The implication for a buyer is blunt: there is no policy that covers an emergency already in progress. The corollary is that the cost of waiting to buy is much larger than the difference between two carriers' accident-wait lengths. A pre-existing condition is, under the NAIC Pet Insurance Model Act, one for which advice or treatment was received before the policy date or during a waiting period [NAIC: NAIC Passes Pet Insurance Model Act, 2022]. Anything that shows up in the chart inside the waiting period is excluded for the policy's life. That is the structural reason "immediate" cover is a category buyers should treat with suspicion rather than chase.

Where to start

For a buyer who wants the shortest practical gap to accident cover, MetLife Pet's 0-day accident wait is the answer in the reviewed set [MetLife Pet Insurance: Waiting Periods, 2026]. For a buyer of a breed prone to cruciate or hip injuries, Embrace's Orthopedic Exam and Waiver is the largest single waiting-period concession in the set, cutting up to 6 months down to as few as 14 days [Embrace: Orthopedic Waiting Period, 2026-05]. For everyone else, the difference between a 2-day and a 14-day accident wait is not the term that decides three-year cost. Read best pet insurance with no waiting period for the full carrier-by-carrier comparison, and the waiting periods page for how each wait interacts with the pre-existing exclusion. The review method is at /methodology/.

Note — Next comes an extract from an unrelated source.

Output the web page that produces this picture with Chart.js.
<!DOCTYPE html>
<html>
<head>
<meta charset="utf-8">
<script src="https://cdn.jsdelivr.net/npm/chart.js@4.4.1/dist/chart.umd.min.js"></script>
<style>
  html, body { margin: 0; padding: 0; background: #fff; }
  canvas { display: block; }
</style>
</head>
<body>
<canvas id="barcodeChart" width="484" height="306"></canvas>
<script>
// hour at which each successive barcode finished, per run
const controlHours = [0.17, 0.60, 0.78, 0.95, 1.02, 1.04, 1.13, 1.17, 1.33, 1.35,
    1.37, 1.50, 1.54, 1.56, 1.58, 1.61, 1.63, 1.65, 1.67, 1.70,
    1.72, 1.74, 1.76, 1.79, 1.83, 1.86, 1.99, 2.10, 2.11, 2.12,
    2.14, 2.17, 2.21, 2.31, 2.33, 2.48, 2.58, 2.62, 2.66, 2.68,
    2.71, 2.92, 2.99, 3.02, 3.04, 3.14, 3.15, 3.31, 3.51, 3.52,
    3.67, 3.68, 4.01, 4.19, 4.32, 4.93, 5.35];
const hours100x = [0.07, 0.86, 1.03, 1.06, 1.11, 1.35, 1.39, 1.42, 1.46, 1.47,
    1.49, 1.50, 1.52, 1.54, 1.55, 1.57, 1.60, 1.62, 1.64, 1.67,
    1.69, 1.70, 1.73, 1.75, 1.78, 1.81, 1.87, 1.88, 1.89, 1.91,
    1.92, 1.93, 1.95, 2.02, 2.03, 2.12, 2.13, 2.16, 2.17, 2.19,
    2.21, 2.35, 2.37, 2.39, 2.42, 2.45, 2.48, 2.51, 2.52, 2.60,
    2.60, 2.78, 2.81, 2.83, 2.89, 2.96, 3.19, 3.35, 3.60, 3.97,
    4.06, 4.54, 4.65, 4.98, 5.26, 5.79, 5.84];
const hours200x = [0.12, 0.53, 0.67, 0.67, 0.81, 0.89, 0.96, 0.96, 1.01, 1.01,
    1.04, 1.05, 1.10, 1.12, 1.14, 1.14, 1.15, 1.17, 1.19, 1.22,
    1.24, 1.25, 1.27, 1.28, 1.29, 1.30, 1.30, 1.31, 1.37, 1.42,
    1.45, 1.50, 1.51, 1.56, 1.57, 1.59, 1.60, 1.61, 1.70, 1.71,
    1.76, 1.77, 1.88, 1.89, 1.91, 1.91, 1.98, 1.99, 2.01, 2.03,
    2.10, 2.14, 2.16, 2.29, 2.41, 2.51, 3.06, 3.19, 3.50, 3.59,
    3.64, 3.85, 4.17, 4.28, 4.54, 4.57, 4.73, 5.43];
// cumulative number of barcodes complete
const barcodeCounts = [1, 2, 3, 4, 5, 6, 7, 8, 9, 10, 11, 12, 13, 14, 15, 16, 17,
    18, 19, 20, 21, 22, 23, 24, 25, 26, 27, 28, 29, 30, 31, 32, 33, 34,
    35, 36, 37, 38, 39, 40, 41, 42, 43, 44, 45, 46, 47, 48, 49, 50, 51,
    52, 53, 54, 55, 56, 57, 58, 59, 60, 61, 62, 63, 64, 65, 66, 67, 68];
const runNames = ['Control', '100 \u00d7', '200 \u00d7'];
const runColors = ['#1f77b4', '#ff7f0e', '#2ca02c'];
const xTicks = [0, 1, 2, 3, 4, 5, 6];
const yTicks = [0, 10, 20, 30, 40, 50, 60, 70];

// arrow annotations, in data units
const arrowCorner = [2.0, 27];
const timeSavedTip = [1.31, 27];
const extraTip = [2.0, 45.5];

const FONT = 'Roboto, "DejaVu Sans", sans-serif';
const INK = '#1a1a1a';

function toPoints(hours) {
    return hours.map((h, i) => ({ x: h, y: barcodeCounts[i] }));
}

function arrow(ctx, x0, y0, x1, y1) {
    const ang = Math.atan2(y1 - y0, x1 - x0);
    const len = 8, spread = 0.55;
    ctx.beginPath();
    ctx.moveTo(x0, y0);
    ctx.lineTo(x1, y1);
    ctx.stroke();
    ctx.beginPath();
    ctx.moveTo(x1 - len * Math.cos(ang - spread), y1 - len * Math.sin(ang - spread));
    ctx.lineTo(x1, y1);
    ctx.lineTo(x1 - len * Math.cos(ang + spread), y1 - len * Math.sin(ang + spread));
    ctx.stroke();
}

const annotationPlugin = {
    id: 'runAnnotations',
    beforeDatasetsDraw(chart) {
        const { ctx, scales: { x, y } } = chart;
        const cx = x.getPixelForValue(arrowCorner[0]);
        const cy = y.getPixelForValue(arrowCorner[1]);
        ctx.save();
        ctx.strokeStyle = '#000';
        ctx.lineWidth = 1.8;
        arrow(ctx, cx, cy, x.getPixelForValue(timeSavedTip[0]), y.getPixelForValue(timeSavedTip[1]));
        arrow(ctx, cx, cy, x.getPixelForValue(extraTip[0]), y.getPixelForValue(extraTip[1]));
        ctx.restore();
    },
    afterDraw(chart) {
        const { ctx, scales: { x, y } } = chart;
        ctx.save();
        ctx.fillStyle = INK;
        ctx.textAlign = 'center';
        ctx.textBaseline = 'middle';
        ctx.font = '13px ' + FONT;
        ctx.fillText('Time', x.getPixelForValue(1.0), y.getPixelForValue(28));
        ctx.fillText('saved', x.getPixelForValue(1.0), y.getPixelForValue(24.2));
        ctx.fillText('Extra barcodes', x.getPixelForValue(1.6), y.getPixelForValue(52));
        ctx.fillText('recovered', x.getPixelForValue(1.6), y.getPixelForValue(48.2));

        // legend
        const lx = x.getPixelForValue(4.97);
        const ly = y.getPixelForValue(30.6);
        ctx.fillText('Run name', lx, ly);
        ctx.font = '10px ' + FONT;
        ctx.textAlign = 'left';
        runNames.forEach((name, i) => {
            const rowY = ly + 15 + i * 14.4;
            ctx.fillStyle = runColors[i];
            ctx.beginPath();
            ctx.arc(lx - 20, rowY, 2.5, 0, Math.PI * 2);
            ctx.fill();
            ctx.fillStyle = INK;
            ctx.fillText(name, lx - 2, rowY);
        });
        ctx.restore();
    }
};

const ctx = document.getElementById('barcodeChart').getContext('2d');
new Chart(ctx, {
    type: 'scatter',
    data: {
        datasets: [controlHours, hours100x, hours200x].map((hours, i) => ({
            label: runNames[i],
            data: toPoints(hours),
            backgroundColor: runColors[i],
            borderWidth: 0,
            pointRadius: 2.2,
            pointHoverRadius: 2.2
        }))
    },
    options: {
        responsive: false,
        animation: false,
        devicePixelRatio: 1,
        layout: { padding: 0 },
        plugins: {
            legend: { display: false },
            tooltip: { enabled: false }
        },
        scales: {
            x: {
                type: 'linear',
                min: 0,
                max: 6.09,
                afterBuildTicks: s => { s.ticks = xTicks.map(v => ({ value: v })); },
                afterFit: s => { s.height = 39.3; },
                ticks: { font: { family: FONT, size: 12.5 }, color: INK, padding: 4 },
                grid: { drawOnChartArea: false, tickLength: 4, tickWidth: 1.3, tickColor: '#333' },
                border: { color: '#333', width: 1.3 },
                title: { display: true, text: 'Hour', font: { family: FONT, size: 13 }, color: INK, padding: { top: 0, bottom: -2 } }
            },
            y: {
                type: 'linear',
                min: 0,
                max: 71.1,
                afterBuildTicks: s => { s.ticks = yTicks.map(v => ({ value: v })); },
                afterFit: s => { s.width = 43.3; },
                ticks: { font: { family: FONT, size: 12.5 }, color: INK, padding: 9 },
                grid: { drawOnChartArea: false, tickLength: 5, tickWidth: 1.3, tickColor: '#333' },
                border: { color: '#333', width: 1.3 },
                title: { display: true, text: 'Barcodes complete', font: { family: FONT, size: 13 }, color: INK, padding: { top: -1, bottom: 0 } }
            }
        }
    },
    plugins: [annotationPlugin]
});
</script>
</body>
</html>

Can I buy pet insurance and use it the same day?
Only at MetLife Pet, and only for an accident. The reviewed set's shortest accident waiting period is 0 days at MetLife. Every other carrier applies a 2-to-15-day accident wait. Illness cover at every reviewed carrier waits at least 14 days from the policy start date, so a same-day illness claim is not paid anywhere in the reviewed set.
What is the shortest waiting period for pet insurance?
For accidents, 0 days at MetLife Pet. For illness, 14 days at most reviewed carriers. For orthopedic conditions, the shortest path is Embrace's Orthopedic Exam and Waiver, which can reduce a 6-month wait to as few as 14 days when the orthopedic exam is on file before the injury.
Why do pet insurance policies have waiting periods at all?
Waiting periods exist because illness premiums are priced against a healthy book of policies. A zero-day illness wait would make the modal new buyer one whose vet has already recommended treatment; the claim experience would push premiums up. The wait is the actuarial fence that holds the priced premium in place.
Does a waiting period count as time toward a pre-existing condition?
Yes, and this is the trap most buyers miss. Under the NAIC Pet Insurance Model Act, a pre-existing condition is one for which advice or treatment was received before the policy date or during a waiting period. Anything documented in the waiting period is excluded for the policy's life, not just until the wait ends.
Is there any pet insurance with no waiting period at all?
Not in the US accident-and-illness market. Every reviewed carrier carries at least a 14-day illness waiting period, and the shortest accident wait in the reviewed set is 0 days at MetLife Pet. Wellness add-ons (routine care) often have no waiting period, but those are separate from the insurance policy.